# Exercise description
Word for word, give the material below again, minus any images.

# Information supplied
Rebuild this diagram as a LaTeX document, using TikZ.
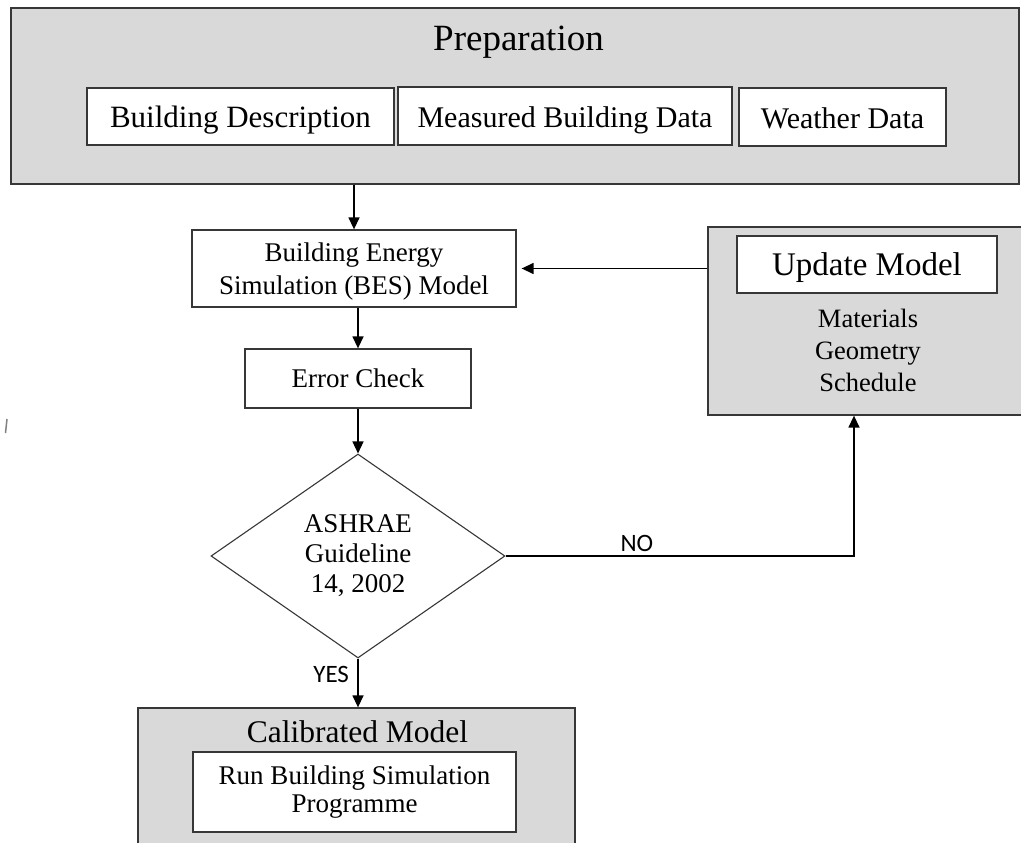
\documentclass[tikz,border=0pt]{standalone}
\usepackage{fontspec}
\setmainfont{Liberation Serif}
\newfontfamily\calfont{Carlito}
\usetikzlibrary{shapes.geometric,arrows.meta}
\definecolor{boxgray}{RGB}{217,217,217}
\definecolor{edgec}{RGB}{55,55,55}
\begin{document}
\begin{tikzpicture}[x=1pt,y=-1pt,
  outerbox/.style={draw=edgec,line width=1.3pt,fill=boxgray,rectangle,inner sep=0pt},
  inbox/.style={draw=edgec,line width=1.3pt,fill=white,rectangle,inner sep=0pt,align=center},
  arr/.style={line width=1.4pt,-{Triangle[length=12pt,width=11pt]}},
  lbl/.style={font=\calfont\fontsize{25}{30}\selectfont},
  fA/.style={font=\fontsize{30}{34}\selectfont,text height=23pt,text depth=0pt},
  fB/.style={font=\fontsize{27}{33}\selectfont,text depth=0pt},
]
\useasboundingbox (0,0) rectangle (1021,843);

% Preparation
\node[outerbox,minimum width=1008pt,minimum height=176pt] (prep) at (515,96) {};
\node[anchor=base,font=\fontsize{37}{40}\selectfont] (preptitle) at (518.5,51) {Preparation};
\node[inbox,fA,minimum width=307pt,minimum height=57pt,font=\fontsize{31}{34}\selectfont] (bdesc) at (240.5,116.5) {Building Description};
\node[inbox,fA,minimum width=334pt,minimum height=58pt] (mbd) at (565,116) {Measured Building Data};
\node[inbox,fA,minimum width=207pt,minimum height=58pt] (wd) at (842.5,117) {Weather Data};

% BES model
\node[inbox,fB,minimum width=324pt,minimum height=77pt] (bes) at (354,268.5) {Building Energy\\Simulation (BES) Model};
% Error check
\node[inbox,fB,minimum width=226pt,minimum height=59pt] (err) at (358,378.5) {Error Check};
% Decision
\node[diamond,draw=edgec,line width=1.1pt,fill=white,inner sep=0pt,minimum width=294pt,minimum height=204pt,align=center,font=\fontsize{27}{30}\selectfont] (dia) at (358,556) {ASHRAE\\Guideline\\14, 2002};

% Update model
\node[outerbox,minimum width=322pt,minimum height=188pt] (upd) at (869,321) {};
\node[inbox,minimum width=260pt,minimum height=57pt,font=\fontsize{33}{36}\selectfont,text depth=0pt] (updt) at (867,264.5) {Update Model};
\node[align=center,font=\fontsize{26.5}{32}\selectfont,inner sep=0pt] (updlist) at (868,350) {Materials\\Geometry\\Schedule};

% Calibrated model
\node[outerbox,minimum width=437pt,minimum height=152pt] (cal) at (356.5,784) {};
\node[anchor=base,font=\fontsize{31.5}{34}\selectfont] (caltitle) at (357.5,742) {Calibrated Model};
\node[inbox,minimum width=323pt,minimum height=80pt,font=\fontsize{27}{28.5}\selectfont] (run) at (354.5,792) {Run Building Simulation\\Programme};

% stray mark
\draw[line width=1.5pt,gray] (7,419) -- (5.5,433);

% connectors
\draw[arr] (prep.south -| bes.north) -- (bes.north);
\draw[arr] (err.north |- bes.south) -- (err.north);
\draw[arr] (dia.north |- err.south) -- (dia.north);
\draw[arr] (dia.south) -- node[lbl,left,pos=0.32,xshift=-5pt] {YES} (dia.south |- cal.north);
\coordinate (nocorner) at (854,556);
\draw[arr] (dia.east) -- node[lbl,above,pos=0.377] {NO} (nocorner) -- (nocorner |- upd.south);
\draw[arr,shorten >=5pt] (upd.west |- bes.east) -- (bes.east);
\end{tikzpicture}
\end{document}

# Complete answer
Rebuild this diagram as a LaTeX document, using TikZ.
\documentclass[tikz,border=0pt]{standalone}
\usepackage{fontspec}
\setmainfont{Liberation Serif}
\newfontfamily\calfont{Carlito}
\usetikzlibrary{shapes.geometric,arrows.meta}
\definecolor{boxgray}{RGB}{217,217,217}
\definecolor{edgec}{RGB}{55,55,55}
\begin{document}
\begin{tikzpicture}[x=1pt,y=-1pt,
  outerbox/.style={draw=edgec,line width=1.3pt,fill=boxgray,rectangle,inner sep=0pt},
  inbox/.style={draw=edgec,line width=1.3pt,fill=white,rectangle,inner sep=0pt,align=center},
  arr/.style={line width=1.4pt,-{Triangle[length=12pt,width=11pt]}},
  lbl/.style={font=\calfont\fontsize{25}{30}\selectfont},
  fA/.style={font=\fontsize{30}{34}\selectfont,text height=23pt,text depth=0pt},
  fB/.style={font=\fontsize{27}{33}\selectfont,text depth=0pt},
]
\useasboundingbox (0,0) rectangle (1021,843);

% Preparation
\node[outerbox,minimum width=1008pt,minimum height=176pt] (prep) at (515,96) {};
\node[anchor=base,font=\fontsize{37}{40}\selectfont] (preptitle) at (518.5,51) {Preparation};
\node[inbox,fA,minimum width=307pt,minimum height=57pt,font=\fontsize{31}{34}\selectfont] (bdesc) at (240.5,116.5) {Building Description};
\node[inbox,fA,minimum width=334pt,minimum height=58pt] (mbd) at (565,116) {Measured Building Data};
\node[inbox,fA,minimum width=207pt,minimum height=58pt] (wd) at (842.5,117) {Weather Data};

% BES model
\node[inbox,fB,minimum width=324pt,minimum height=77pt] (bes) at (354,268.5) {Building Energy\\Simulation (BES) Model};
% Error check
\node[inbox,fB,minimum width=226pt,minimum height=59pt] (err) at (358,378.5) {Error Check};
% Decision
\node[diamond,draw=edgec,line width=1.1pt,fill=white,inner sep=0pt,minimum width=294pt,minimum height=204pt,align=center,font=\fontsize{27}{30}\selectfont] (dia) at (358,556) {ASHRAE\\Guideline\\14, 2002};

% Update model
\node[outerbox,minimum width=322pt,minimum height=188pt] (upd) at (869,321) {};
\node[inbox,minimum width=260pt,minimum height=57pt,font=\fontsize{33}{36}\selectfont,text depth=0pt] (updt) at (867,264.5) {Update Model};
\node[align=center,font=\fontsize{26.5}{32}\selectfont,inner sep=0pt] (updlist) at (868,350) {Materials\\Geometry\\Schedule};

% Calibrated model
\node[outerbox,minimum width=437pt,minimum height=152pt] (cal) at (356.5,784) {};
\node[anchor=base,font=\fontsize{31.5}{34}\selectfont] (caltitle) at (357.5,742) {Calibrated Model};
\node[inbox,minimum width=323pt,minimum height=80pt,font=\fontsize{27}{28.5}\selectfont] (run) at (354.5,792) {Run Building Simulation\\Programme};

% stray mark
\draw[line width=1.5pt,gray] (7,419) -- (5.5,433);

% connectors
\draw[arr] (prep.south -| bes.north) -- (bes.north);
\draw[arr] (err.north |- bes.south) -- (err.north);
\draw[arr] (dia.north |- err.south) -- (dia.north);
\draw[arr] (dia.south) -- node[lbl,left,pos=0.32,xshift=-5pt] {YES} (dia.south |- cal.north);
\coordinate (nocorner) at (854,556);
\draw[arr] (dia.east) -- node[lbl,above,pos=0.377] {NO} (nocorner) -- (nocorner |- upd.south);
\draw[arr,shorten >=5pt] (upd.west |- bes.east) -- (bes.east);
\end{tikzpicture}
\end{document}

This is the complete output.